**Instructions to follow:**
Only the pictures are omitted; repeat all other data exactly.

**Data shown:**
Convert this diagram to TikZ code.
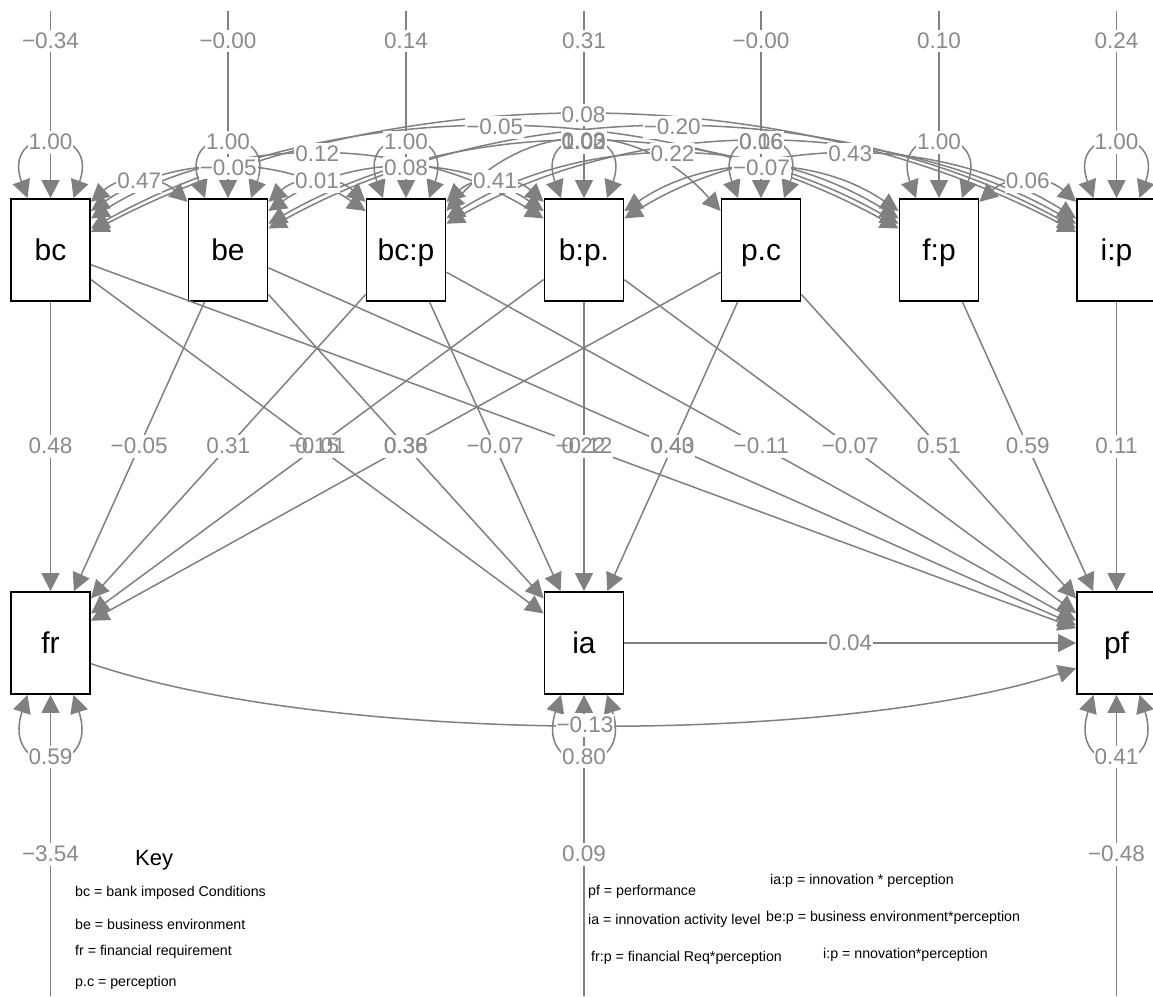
\documentclass[tikz,border=0pt]{standalone}
\usepackage{fontspec}
\setmainfont{Liberation Sans}
\usetikzlibrary{arrows.meta}
\definecolor{edgegray}{HTML}{808080}
\definecolor{labgray}{HTML}{8A8A8A}
\pgfdeclarelayer{labbg}
\pgfdeclarelayer{labtxt}
\pgfsetlayers{main,labbg,labtxt}
\tikzset{
  var/.style={draw=black, line width=1.8pt, fill=white, minimum width=79pt,
    minimum height=102pt, inner sep=0pt, text height=21pt, text depth=0pt,
    font=\fontsize{30}{34}\selectfont},
  reg/.style={draw=edgegray, line width=1.5pt, -{Triangle[length=18pt,width=18pt]}},
  cov/.style={draw=edgegray, line width=1.5pt,
    {Triangle[length=18pt,width=18pt]}-{Triangle[length=18pt,width=18pt]}},
  labfont/.style={font=\fontsize{22.5}{26}\selectfont, inner xsep=1pt, inner ysep=2pt,
    text height=16.5pt, text depth=2pt},
  labbox/.style={labfont, fill=white},
  labtext/.style={labfont, text=labgray},
  keytitle/.style={anchor=west, inner sep=0pt, font=\fontsize{22}{26}\selectfont},
  keyitem/.style={anchor=west, inner sep=0pt, font=\fontsize{14.2}{17}\selectfont},
}
% edge label: white patch below, grey figure above, so overlapping labels stay legible
\newcommand\elab[2]{%
  \begin{pgfonlayer}{labbg}\node[labbox] (b-#1) at (#1) {\phantom{#2}};\end{pgfonlayer}%
  \begin{pgfonlayer}{labtxt}\node[labtext] (t-#1) at (#1) {#2};\end{pgfonlayer}}

\begin{document}
\begin{tikzpicture}[x=1pt, y=-1pt]
\useasboundingbox (0,0) rectangle (1153,996);
\clip (0,0) rectangle (1153,996);
\fill[white] (0,0) rectangle (1153,996);

% observed variables
\node[var] (bc)  at (50.5,250)   {bc};
\node[var] (be)  at (228,250)    {be};
\node[var] (bcp) at (406,250)    {bc:p};
\node[var] (bpp) at (584,250)    {b:p.};
\node[var] (pc)  at (761,250)    {p.c};
\node[var] (fp)  at (939,250)    {f:p};
\node[var] (ip)  at (1116.5,250) {i:p};
\node[var] (fr)  at (50.5,643)   {fr};
\node[var] (ia)  at (584,643)    {ia};
\node[var] (pf)  at (1116.5,643) {pf};

% intercepts of the exogenous row
\foreach \n/\v in {bc/{−0.34}, be/{−0.00}, bcp/{0.14}, bpp/{0.31}, pc/{−0.00}, fp/{0.10}, ip/{0.24}}{
  \coordinate (\n-int) at (\n.north |- 0,11);
  \draw[reg] (\n-int) -- (\n) coordinate[pos=0.16] (\n-intl);
  \elab{\n-intl}{\v}
}
% variances of the exogenous row
\foreach \n/\v in {bc/1.00, be/1.00, bcp/1.00, bpp/1.00, pc/0.06, fp/1.00, ip/1.00}{
  \draw[cov] ([xshift=-23pt]\n.north) .. controls +(-27,-74) and +(27,-74) ..
    ([xshift=23pt]\n.north) coordinate[pos=0.5] (\n-var);
  \elab{\n-var}{\v}
}

% intercepts and residual variances of the outcomes
\foreach \n/\v/\r in {fr/{−3.54}/0.59, ia/{0.09}/0.80, pf/{−0.48}/0.41}{
  \coordinate (\n-int) at (\n.south |- 0,996);
  \draw[reg] (\n-int) -- (\n) coordinate[pos=0.47] (\n-intl);
  \elab{\n-intl}{\v}
  \draw[cov] ([xshift=-23pt]\n.south) .. controls +(-27,83) and +(27,83) ..
    ([xshift=23pt]\n.south) coordinate[pos=0.5] (\n-var);
  \elab{\n-var}{\r}
}

% covariances among the exogenous variables
\foreach \a/\b/\ang/\k/\h/\v in {
  bc/be/50/30/27/0.47, be/bcp/50/30/27/0.01, bcp/bpp/50/30/27/0.41, fp/ip/50/30/27/0.06,
  bc/bcp/44/83/57/{−0.05}, be/bpp/44/83/57/0.08, bpp/fp/44/83/57/{−0.07}, bcp/pc/44/83/93/0.03,
  bc/bpp/38/136/85/0.12, bcp/fp/38/136/85/0.22, bpp/ip/38/136/85/0.43,
  be/fp/33/190/109/0.02, bcp/ip/33/190/109/0.16,
  bc/fp/28/243/135/{−0.05}, be/ip/28/243/135/{−0.20},
  bc/ip/24/296/156/0.08}{
  \pgfmathtruncatemacro\eang{180-\ang}
  \draw[cov] (\a.\ang) .. controls +(\k,-\h) and +(-\k,-\h) .. (\b.\eang)
    coordinate[pos=0.5] (c-\a-\b);
  \elab{c-\a-\b}{\v}
}

% regressions
\foreach \s/\t/\v in {
  bc/fr/0.48, be/fr/{−0.05}, bcp/fr/0.31, bpp/fr/{−0.01}, pc/fr/0.36,
  bc/ia/0.15, be/ia/0.38, bcp/ia/{−0.07}, bpp/ia/{−0.12}, pc/ia/0.40,
  bc/pf/0.22, be/pf/0.43, bcp/pf/{−0.11}, bpp/pf/{−0.07}, pc/pf/0.51,
  fp/pf/0.59, ip/pf/0.11, ia/pf/0.04}{
  \draw[reg] (\s) -- (\t) coordinate[midway] (\s-\t-m);
  \elab{\s-\t-m}{\v}
}
\draw[reg] (fr.-27) .. controls +(240,82) and +(-236,77) .. (pf.212)
  coordinate[pos=0.5] (fr-pf-m);
\elab{fr-pf-m}{−0.13}

% key
\node[keytitle] (keyhead) at (135,860) {Key};
\node[keyitem] (k1)  at (75,893)  {bc = bank imposed Conditions};
\node[keyitem] (k2)  at (75,924)  {be = business environment};
\node[keyitem] (k3)  at (75,952)  {fr = financial requirement};
\node[keyitem] (k4)  at (75,983)  {p.c = perception};
\node[keyitem] (k5)  at (588,892) {pf = performance};
\node[keyitem] (k6)  at (770,881) {ia:p = innovation * perception};
\node[keyitem] (k7)  at (588,921) {ia = innovation activity level};
\node[keyitem] (k8)  at (766,918) {be:p = business environment*perception};
\node[keyitem] (k9)  at (591,958) {fr:p = financial Req*perception};
\node[keyitem] (k10) at (823,955) {i:p = nnovation*perception};
\end{tikzpicture}
\end{document}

**Correct response:**
Convert this diagram to TikZ code.
\documentclass[tikz,border=0pt]{standalone}
\usepackage{fontspec}
\setmainfont{Liberation Sans}
\usetikzlibrary{arrows.meta}
\definecolor{edgegray}{HTML}{808080}
\definecolor{labgray}{HTML}{8A8A8A}
\pgfdeclarelayer{labbg}
\pgfdeclarelayer{labtxt}
\pgfsetlayers{main,labbg,labtxt}
\tikzset{
  var/.style={draw=black, line width=1.8pt, fill=white, minimum width=79pt,
    minimum height=102pt, inner sep=0pt, text height=21pt, text depth=0pt,
    font=\fontsize{30}{34}\selectfont},
  reg/.style={draw=edgegray, line width=1.5pt, -{Triangle[length=18pt,width=18pt]}},
  cov/.style={draw=edgegray, line width=1.5pt,
    {Triangle[length=18pt,width=18pt]}-{Triangle[length=18pt,width=18pt]}},
  labfont/.style={font=\fontsize{22.5}{26}\selectfont, inner xsep=1pt, inner ysep=2pt,
    text height=16.5pt, text depth=2pt},
  labbox/.style={labfont, fill=white},
  labtext/.style={labfont, text=labgray},
  keytitle/.style={anchor=west, inner sep=0pt, font=\fontsize{22}{26}\selectfont},
  keyitem/.style={anchor=west, inner sep=0pt, font=\fontsize{14.2}{17}\selectfont},
}
% edge label: white patch below, grey figure above, so overlapping labels stay legible
\newcommand\elab[2]{%
  \begin{pgfonlayer}{labbg}\node[labbox] (b-#1) at (#1) {\phantom{#2}};\end{pgfonlayer}%
  \begin{pgfonlayer}{labtxt}\node[labtext] (t-#1) at (#1) {#2};\end{pgfonlayer}}

\begin{document}
\begin{tikzpicture}[x=1pt, y=-1pt]
\useasboundingbox (0,0) rectangle (1153,996);
\clip (0,0) rectangle (1153,996);
\fill[white] (0,0) rectangle (1153,996);

% observed variables
\node[var] (bc)  at (50.5,250)   {bc};
\node[var] (be)  at (228,250)    {be};
\node[var] (bcp) at (406,250)    {bc:p};
\node[var] (bpp) at (584,250)    {b:p.};
\node[var] (pc)  at (761,250)    {p.c};
\node[var] (fp)  at (939,250)    {f:p};
\node[var] (ip)  at (1116.5,250) {i:p};
\node[var] (fr)  at (50.5,643)   {fr};
\node[var] (ia)  at (584,643)    {ia};
\node[var] (pf)  at (1116.5,643) {pf};

% intercepts of the exogenous row
\foreach \n/\v in {bc/{−0.34}, be/{−0.00}, bcp/{0.14}, bpp/{0.31}, pc/{−0.00}, fp/{0.10}, ip/{0.24}}{
  \coordinate (\n-int) at (\n.north |- 0,11);
  \draw[reg] (\n-int) -- (\n) coordinate[pos=0.16] (\n-intl);
  \elab{\n-intl}{\v}
}
% variances of the exogenous row
\foreach \n/\v in {bc/1.00, be/1.00, bcp/1.00, bpp/1.00, pc/0.06, fp/1.00, ip/1.00}{
  \draw[cov] ([xshift=-23pt]\n.north) .. controls +(-27,-74) and +(27,-74) ..
    ([xshift=23pt]\n.north) coordinate[pos=0.5] (\n-var);
  \elab{\n-var}{\v}
}

% intercepts and residual variances of the outcomes
\foreach \n/\v/\r in {fr/{−3.54}/0.59, ia/{0.09}/0.80, pf/{−0.48}/0.41}{
  \coordinate (\n-int) at (\n.south |- 0,996);
  \draw[reg] (\n-int) -- (\n) coordinate[pos=0.47] (\n-intl);
  \elab{\n-intl}{\v}
  \draw[cov] ([xshift=-23pt]\n.south) .. controls +(-27,83) and +(27,83) ..
    ([xshift=23pt]\n.south) coordinate[pos=0.5] (\n-var);
  \elab{\n-var}{\r}
}

% covariances among the exogenous variables
\foreach \a/\b/\ang/\k/\h/\v in {
  bc/be/50/30/27/0.47, be/bcp/50/30/27/0.01, bcp/bpp/50/30/27/0.41, fp/ip/50/30/27/0.06,
  bc/bcp/44/83/57/{−0.05}, be/bpp/44/83/57/0.08, bpp/fp/44/83/57/{−0.07}, bcp/pc/44/83/93/0.03,
  bc/bpp/38/136/85/0.12, bcp/fp/38/136/85/0.22, bpp/ip/38/136/85/0.43,
  be/fp/33/190/109/0.02, bcp/ip/33/190/109/0.16,
  bc/fp/28/243/135/{−0.05}, be/ip/28/243/135/{−0.20},
  bc/ip/24/296/156/0.08}{
  \pgfmathtruncatemacro\eang{180-\ang}
  \draw[cov] (\a.\ang) .. controls +(\k,-\h) and +(-\k,-\h) .. (\b.\eang)
    coordinate[pos=0.5] (c-\a-\b);
  \elab{c-\a-\b}{\v}
}

% regressions
\foreach \s/\t/\v in {
  bc/fr/0.48, be/fr/{−0.05}, bcp/fr/0.31, bpp/fr/{−0.01}, pc/fr/0.36,
  bc/ia/0.15, be/ia/0.38, bcp/ia/{−0.07}, bpp/ia/{−0.12}, pc/ia/0.40,
  bc/pf/0.22, be/pf/0.43, bcp/pf/{−0.11}, bpp/pf/{−0.07}, pc/pf/0.51,
  fp/pf/0.59, ip/pf/0.11, ia/pf/0.04}{
  \draw[reg] (\s) -- (\t) coordinate[midway] (\s-\t-m);
  \elab{\s-\t-m}{\v}
}
\draw[reg] (fr.-27) .. controls +(240,82) and +(-236,77) .. (pf.212)
  coordinate[pos=0.5] (fr-pf-m);
\elab{fr-pf-m}{−0.13}

% key
\node[keytitle] (keyhead) at (135,860) {Key};
\node[keyitem] (k1)  at (75,893)  {bc = bank imposed Conditions};
\node[keyitem] (k2)  at (75,924)  {be = business environment};
\node[keyitem] (k3)  at (75,952)  {fr = financial requirement};
\node[keyitem] (k4)  at (75,983)  {p.c = perception};
\node[keyitem] (k5)  at (588,892) {pf = performance};
\node[keyitem] (k6)  at (770,881) {ia:p = innovation * perception};
\node[keyitem] (k7)  at (588,921) {ia = innovation activity level};
\node[keyitem] (k8)  at (766,918) {be:p = business environment*perception};
\node[keyitem] (k9)  at (591,958) {fr:p = financial Req*perception};
\node[keyitem] (k10) at (823,955) {i:p = nnovation*perception};
\end{tikzpicture}
\end{document}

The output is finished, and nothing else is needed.